The first trading post at the site of the Port of Split was Aspalathos, established by Greek settlers from the island of Vis in the 4th century BC. Position of the trading post was selected because of its location in a natural harbor and its proximity to numerous Adriatic Sea islands and extensive hinterland populated by Illyrians, most notably in Salona. The area subsequently became a part of the Roman Empire, and after its Decline of the Roman Empire, the coast was brought under rule of the Byzantine Empire, until the area was absorbed into the Kingdom of Croatia in the beginning of the 10th century. In 1102, Croatia and Kingdom of Hungary were joined in a personal union. By the 12th century, Split had developed trading routes with its hinterland and maritime trade throughout the Adriatic Sea and the Mediterranean. The Republic of Venice of gained full control of Dalmatia and the city of Split by 1428. In the 16th century, Split was the central maritime trade outlet of the Balkans, where goods were transported from the Ottoman Empire, India and Persia to the Venetian Republic and vice versa. After the fall of Venice, Split was briefly ruled by the Habsburg monarchy and Austrian Empire between 1797 and 1806, and the First French Empire until 1813 when Austrian rule was restored. In that period, trade routes shifted to other Adriatic ports, especially the Port of Rijeka, causing a downturn in the city's economy.

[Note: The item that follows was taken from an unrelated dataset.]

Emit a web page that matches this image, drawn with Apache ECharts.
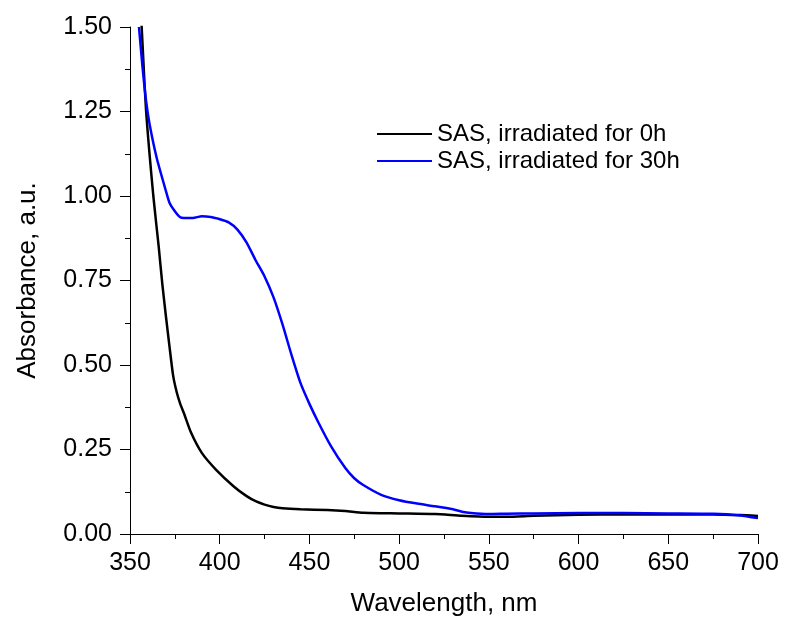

In the second half of the 19th century, the economy of the city of Split and its surrounding area started to recover and Split soon became hub of the central Dalmatia, connecting the hinterland and the neighboring islands. This spurred development of the city port and its transport connections, including construction of a new breakwater and the Split–Knin railway. In 1925, the railway was linked to the Rijeka–Zagreb railway via Gospić, allowing development of a modern port. Since 1957, cargo terminals of the Port of Split were relocated from the city centre to industrial zones in Solin and Kaštela areas, while passenger traffic still uses the centrally positioned harbor.

===Future expansion===
As of 2011, the Port of Split facilities are intended to be modernized to specialize in domestic and international passenger traffic. Consequently, St. Nicholas pier is planned to be extended and summer seasonal berths are scheduled to be added by 2015. The Resnik-Divulje passenger terminal is planned to be expanded within the framework of the second construction stage entailing two additional berths by the end of 2014. The expansions of the two passenger terminals are aimed at achieving passenger transport capacity of 7 million passengers per year. Two new berths capable of accommodating 300 m long cruise ships are also planned, and is expected to cost 100 million kuna (13.3 million euro) to construct. The container terminal in Vranjic-Solin basin is also expected to be modernized and its infrastructure is planned to be upgraded. Other segments of the port are scheduled to undergo comparably minor repairs as well.